The researchers start by putting carbon dioxide in an alkaline solution to make liquid potassium or sodium bicarbonate solutions. Next, they run the solutions through an electrolyzer, where an electric current converts the liquid bicarbonate to liquid formate. “What we do here is a liquid-to-liquid conversion, which gives the high efficiency.”

Then the researchers evaporate the liquid under sunlight, leaving solid formate crystals, which are easy to store. When power is needed, the solid powder would be mixed with water and fed into a fuel cell, Li says.

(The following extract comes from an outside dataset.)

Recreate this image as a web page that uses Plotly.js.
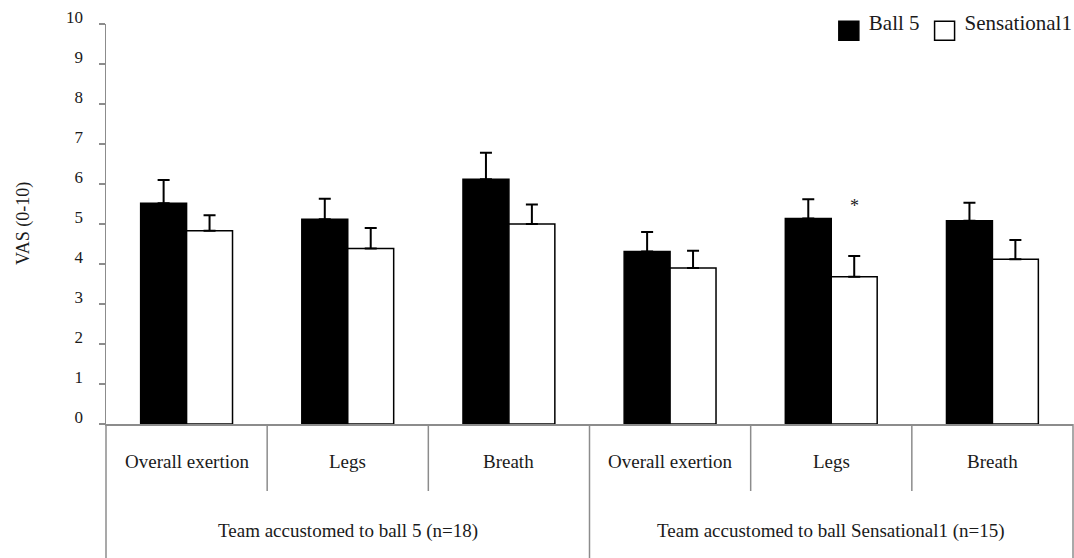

For now, the researchers built a palm-size electrolyzer device in the laboratory, which they could run for more than 200 hours with no decrease in formate output. They also made a direct formate fuel cell (DFFC) that runs on metal formate to produce electricity. Once scaled up, the fuel cell will have an energy density of 2.13 kilowatt-hours per kilogram, more than five times that of state-of-the-art lithium-ion batteries, the team reports. It had a peak power density of 302 milliwatt per square centimeter, which they write “is already quite competitive” against the standard hydrogen proton-exchange membrane fuel cell, which has 700 mW/cm2.

Li and colleagues propose to get bicarbonate from natural sources. Certain mineral rocks found around the world are known to capture carbon dioxide from the atmosphere. Li says that the insoluble components of such rocks could be separated and buried for carbon sequestration, while the soluble potassium and sodium bicarbonates could be converted in their electrolyzer to metal-formate fuels.

“Thus, the combination of high-efficiency bicarbonate-to-formate electrolyzer and DFFC should enable a ‘solid formate economy,’ ” the team writes.